Web Development

What is functional testing?

Helen Jefferies
Helen Jefferies

Functional testing can consist of many components: unit testing, smoke testing, sanity testing, integration testing, interface testing, system testing, regression testing, and user acceptance testing (UAT).

Person working at computer

The ‘early days’: the waterfall approach

Back in the early 90s when I first started testing (when most companies used the waterfall approach), the job of the System Tester was to solely find defects in a system, which back then was predominantly a Windows desktop application, and we used the Technical Specification Document. As part of the System Development Lifecycle (SDLC), testing fell between the Development and Implementation phases. It consisted of mainly System Testing followed by UAT (who used the User Requirements Document), but these two tasks very often merged into the same phase, due to time constraints.

Test phase and its importance

Being the last phase before the system went live, you would have thought that it should have been the most important and given the necessary time required to get the job done properly. However, often this was not the case. If any other phase overran, the test phase was the one that suffered. The project deadline still had to be met, so testing was often crammed in at the end with late nights and weekends being worked to get as much testing done before the deadline. It was also, ultimately, where the blame stopped. If defects were found in the system once it had gone ‘live’, it was the customer’s usual response to ask “why was this not found during testing?” 

So, what has changed – agile vs. waterfall?

The role has now expanded vastly and includes the responsibility of deciding if the product is ‘fit for purpose’, and now we have to consider both the technical and business requirements when testing. 

Nowadays, although the main function of testing hasn't changed, the role of a System Tester has, along with what we test. We're not known as System Testers so much today – now we are Quality Assurance (QA) Testers. The ‘waterfall’ approach has been overtaken by the ‘agile’ approach, and QA is involved a lot earlier in the SDLC. 

The role has now expanded vastly and includes the responsibility of deciding if the product is ‘fit for purpose’, and now we have to consider both the technical and business requirements when testing, as the UAT phase has become more of a process for businesses to accept deliverables, as opposed to testing against requirements. 

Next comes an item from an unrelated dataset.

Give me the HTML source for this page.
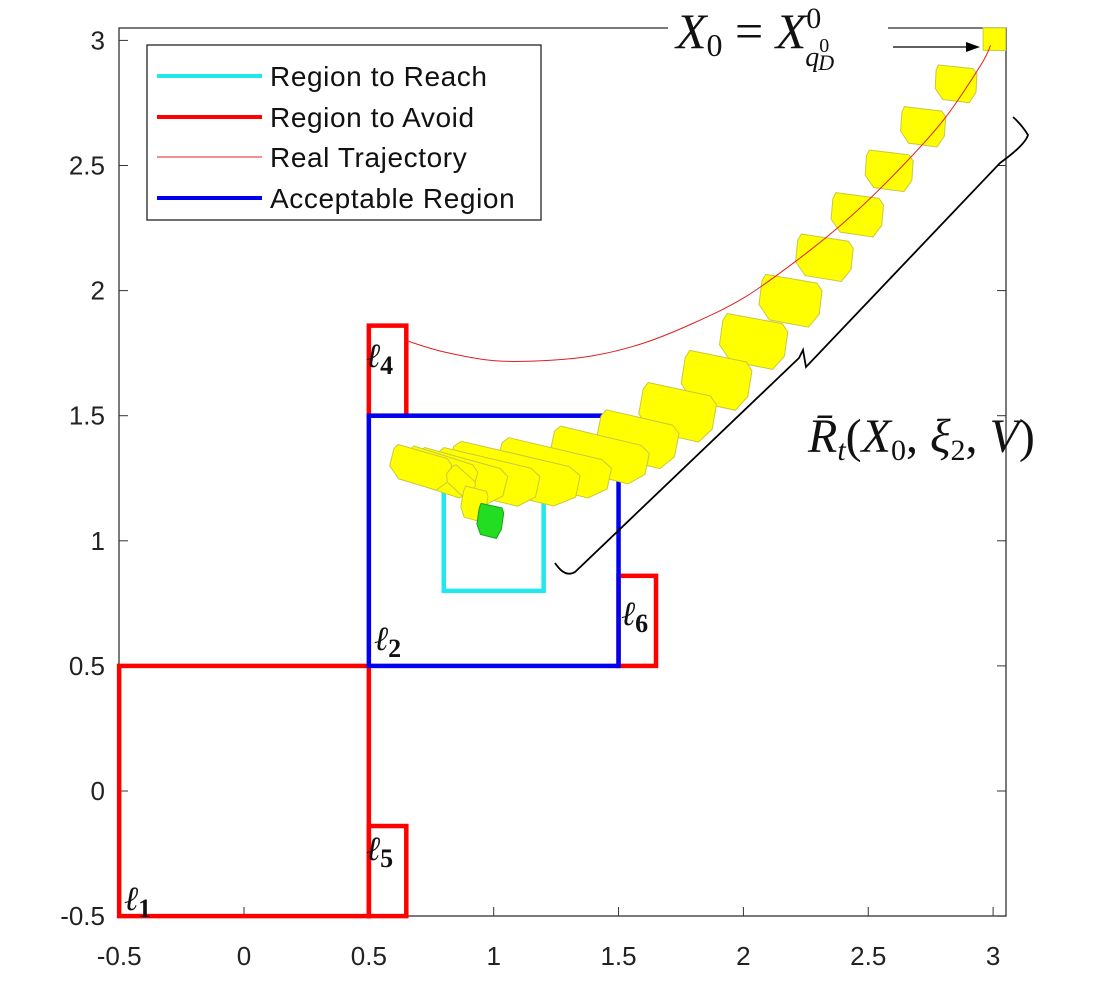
<!DOCTYPE html>
<html><head><meta charset="utf-8"><style>
body{margin:0;background:#fff;width:1116px;height:994px;overflow:hidden}
svg{display:block}
.tk{font-family:"Liberation Sans",sans-serif;font-size:26px;fill:#222}
.lg{font-family:"Liberation Sans",sans-serif;font-size:28px;letter-spacing:0.6px;fill:#111}
.mt{font-family:"Liberation Serif","DejaVu Serif",serif;fill:#111}
</style></head><body>
<svg id="chart" width="1116" height="994">
<g id="axes"></g><g id="regions"></g><g id="sets"></g><g id="traj"></g><g id="ann"></g>
</svg>
<script>
const xTicks=[-0.5,0,0.5,1,1.5,2,2.5,3];
const yTicks=[-0.5,0,0.5,1,1.5,2,2.5,3];
const xTickLabels=["-0.5","0","0.5","1","1.5","2","2.5","3"];
const yTickLabels=["-0.5","0","0.5","1","1.5","2","2.5","3"];
const trajX=[0.65,0.8,1.0,1.2,1.4,1.6,1.8,2.0,2.2,2.4,2.6,2.8,2.95,2.99];
const trajY=[1.80,1.755,1.72,1.72,1.74,1.79,1.87,1.97,2.11,2.27,2.46,2.68,2.90,2.98];
// reach set centres (data), sizes (data), tilt (deg)
const setX=[2.851,2.719,2.583,2.455,2.323,2.187,2.039,1.890,1.734,1.574,1.422,1.241,1.081,0.969,0.865,0.785,0.705,0.865,0.921,0.985];
const setY=[2.826,2.654,2.478,2.302,2.130,1.958,1.795,1.639,1.511,1.403,1.339,1.287,1.263,1.251,1.255,1.271,1.291,1.239,1.147,1.079];
const setW=[0.164,0.176,0.188,0.204,0.224,0.244,0.264,0.272,0.30,0.32,0.39,0.45,0.52,0.42,0.37,0.29,0.24,0.12,0.10,0.10];
const setH=[0.144,0.152,0.156,0.164,0.172,0.188,0.196,0.208,0.20,0.19,0.17,0.17,0.176,0.168,0.16,0.15,0.14,0.08,0.13,0.13];
const setA=[3,4,4,5,6,7,8,9,10,11,12,12,12,12,14,16,14,40,10,8];
const NS="http://www.w3.org/2000/svg";
const X=v=>244+(v)*249.7, Y=v=>791-(v)*250.2;
function mk(p,t,a){const e=document.createElementNS(NS,t);for(const k in a)e.setAttribute(k,a[k]);p.appendChild(e);return e;}
const axes=document.getElementById('axes');
let f=mk(axes,'rect',{x:119,y:28,width:887,height:888,fill:'none',stroke:'#333','stroke-width':1.3});

xTicks.forEach((v,i)=>{mk(axes,'line',{x1:X(v),x2:X(v),y1:916,y2:907,stroke:'#333'});
 const t=mk(axes,'text',{x:X(v),y:965,'text-anchor':'middle',class:'tk'});t.textContent=xTickLabels[i];
 });
yTicks.forEach((v,i)=>{mk(axes,'line',{x1:119,x2:128,y1:Y(v),y2:Y(v),stroke:'#333'});mk(axes,'line',{x1:1006,x2:997,y1:Y(v),y2:Y(v),stroke:'#333'});
 const t=mk(axes,'text',{x:105,y:Y(v)+9,'text-anchor':'end',class:'tk'});t.textContent=yTickLabels[i];
 });
const reg=document.getElementById('regions');
function box(x0,x1,y0,y1,c,n){const r=mk(reg,'rect',{x:X(x0),y:Y(y1),width:X(x1)-X(x0),height:Y(y0)-Y(y1),fill:'none',stroke:c,'stroke-width':4.5});
 }
box(-0.5,0.5,-0.5,0.5,'#ff0000','avoid-region-l1');
box(0.5,0.65,-0.5,-0.14,'#ff0000','avoid-region-l5');
box(0.5,0.65,1.5,1.86,'#ff0000','avoid-region-l4');
box(1.5,1.65,0.5,0.86,'#ff0000','avoid-region-l6');
box(0.5,1.5,0.5,1.5,'#0000ee','acceptable-region');
box(0.8,1.2,0.8,1.2,'#22e8ee','reach-region');
const sets=document.getElementById('sets');
const tpl=[[-0.45,-0.5],[0.4,-0.45],[0.5,-0.3],[0.5,0.2],[0.35,0.5],[-0.3,0.45],[-0.5,0.15],[-0.5,-0.35]];
let sq=mk(sets,'rect',{x:X(2.96),y:Y(3.05),width:X(3.05)-X(2.96),height:Y(2.96)-Y(3.05),fill:'#ffff00',stroke:'#cccc30'});

setX.forEach((cx,i)=>{const w=setW[i]*249.7,h=setH[i]*250.2,a=setA[i]*Math.PI/180;
 const pts=tpl.map(([u,v])=>{const px=u*w,py=v*h;return (X(cx)+px*Math.cos(a)-py*Math.sin(a)).toFixed(1)+','+(Y(setY[i])+px*Math.sin(a)+py*Math.cos(a)).toFixed(1)}).join(' ');
 const last=i===setX.length-1;
 const p=mk(sets,'polygon',{points:pts,fill:last?'#22dd22':'#ffff00',stroke:last?'#18a018':'#c8c840','stroke-width':1});
 });
const tr=document.getElementById('traj');
const P=trajX.map((x,i)=>[X(x),Y(trajY[i])]);
let d='M'+P[0][0]+','+P[0][1];
for(let i=0;i<P.length-1;i++){const p0=P[Math.max(0,i-1)],p1=P[i],p2=P[i+1],p3=P[Math.min(P.length-1,i+2)];
 d+=' C'+(p1[0]+(p2[0]-p0[0])/6)+','+(p1[1]+(p2[1]-p0[1])/6)+' '+(p2[0]-(p3[0]-p1[0])/6)+','+(p2[1]-(p3[1]-p1[1])/6)+' '+p2[0]+','+p2[1];}
const tp=mk(tr,'path',{d:d,fill:'none',stroke:'#e02020','stroke-width':1});

</script>
<svg style="position:absolute;left:0;top:0" width="1116" height="994">
<rect x="668" y="0" width="220" height="29" fill="#fff"/>
<g>
<rect x="147" y="45" width="394" height="175" fill="#fff" stroke="#222" stroke-width="1.3"/>
<line x1="157" y1="76" x2="262" y2="76" stroke="#22e8ee" stroke-width="4"/><text class="lg" x="270" y="86">Region to Reach</text>
<line x1="157" y1="117" x2="262" y2="117" stroke="#ff0000" stroke-width="4"/><text class="lg" x="270" y="127">Region to Avoid</text>
<line x1="157" y1="157" x2="262" y2="157" stroke="#e02020" stroke-width="1"/><text class="lg" x="270" y="167">Real Trajectory</text>
<line x1="157" y1="198" x2="262" y2="198" stroke="#0000ee" stroke-width="4"/><text class="lg" x="270" y="208">Acceptable Region</text>
</g>
<g class="mt" font-size="34">
<text x="124" y="910"><tspan font-style="italic">ℓ</tspan><tspan font-weight="bold" font-size="26" dy="7">1</tspan></text>
<text x="374" y="650"><tspan font-style="italic">ℓ</tspan><tspan font-weight="bold" font-size="26" dy="7">2</tspan></text>
<text x="366" y="367"><tspan font-style="italic">ℓ</tspan><tspan font-weight="bold" font-size="26" dy="7">4</tspan></text>
<text x="366" y="860"><tspan font-style="italic">ℓ</tspan><tspan font-weight="bold" font-size="26" dy="7">5</tspan></text>
<text x="621" y="625"><tspan font-style="italic">ℓ</tspan><tspan font-weight="bold" font-size="26" dy="7">6</tspan></text>
</g>
<text class="mt" x="676" y="48" font-size="50"><tspan font-style="italic">X</tspan><tspan font-size="32" dy="8">0</tspan><tspan dy="-8"> = </tspan><tspan font-style="italic">X</tspan><tspan font-size="30" dy="-20">0</tspan><tspan font-size="28" font-style="italic" dx="-16" dy="38">q</tspan><tspan font-size="20" dy="-14">0</tspan><tspan font-size="22" font-style="italic" dx="-11" dy="18">D</tspan></text>
<line x1="893" y1="47" x2="968" y2="47" stroke="#000" stroke-width="1.3"/>
<polygon points="980,47 966,42 966,52" fill="#000"/>
<path d="M555,563 Q565,578 575,572 L799,358 L803,350 L806,367 L1000,163 Q1025,145 1028,135 Q1022,125 1013,117" fill="none" stroke="#000" stroke-width="1.8"/>
<text class="mt" x="808" y="452" font-size="48"><tspan font-style="italic">R̄</tspan><tspan font-size="30" font-style="italic" dy="8">t</tspan><tspan dy="-8">(</tspan><tspan font-style="italic">X</tspan><tspan font-size="30" dy="8">0</tspan><tspan dy="-8">, </tspan><tspan font-style="italic">ξ</tspan><tspan font-size="30" dy="8">2</tspan><tspan dy="-8">, </tspan><tspan font-style="italic">V</tspan>)</text>
</svg>
</body></html>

Benefits of QA being involved early in the SDLC

The agile approach enables the QA Tester to be involved in the project at the early stages rather than at the end. It has an overall effect on quality improvement, and risk is reduced because feedback can be provided early on. This will then lead to customers being happy because changes/fixes can be made whilst still developing, rather than at the end of the project when it can be too late and change requests and warranty/support agreements have to be written and charged to the customer.

From the moment requirements have been decided, a QA Tester can start to think about how the product can be tested, before a single line of code has been written. Test plans are drawn up, followed by specific test conditions, which result in test scripts.

These scripts are then a tester's Bible. They can be run manually or turned into automated tests and regression test suites. These days, it's not just a Windows desktop application - the age of the Internet has meant that web testing is more and more common, hence the QA role expanding.

Which devices is the website going on – desktop/laptop, tablet, mobile?

Which browsers does it need to support – is it running MAC, Windows, Android, iOS, and so on?

Gone are the days of ‘single platform’ testing. Now, it helps if a QA Tester is a developer too, as we write SQL queries and perform table lookups, XML/SOAP executions, write automated scripts in Visual Basic, Python, and so on.

Now, the capabilities and responsibilities of a QA Tester are huge, and luckily for me, Ridgeway understands the benefits of having a dedicated QA role within their development team. This will certainly go a long way to ensuring that products delivered by them are fit for purpose’ and as bug free as possible, before the client gets to perform their own testing – User Acceptance Testing (UAT).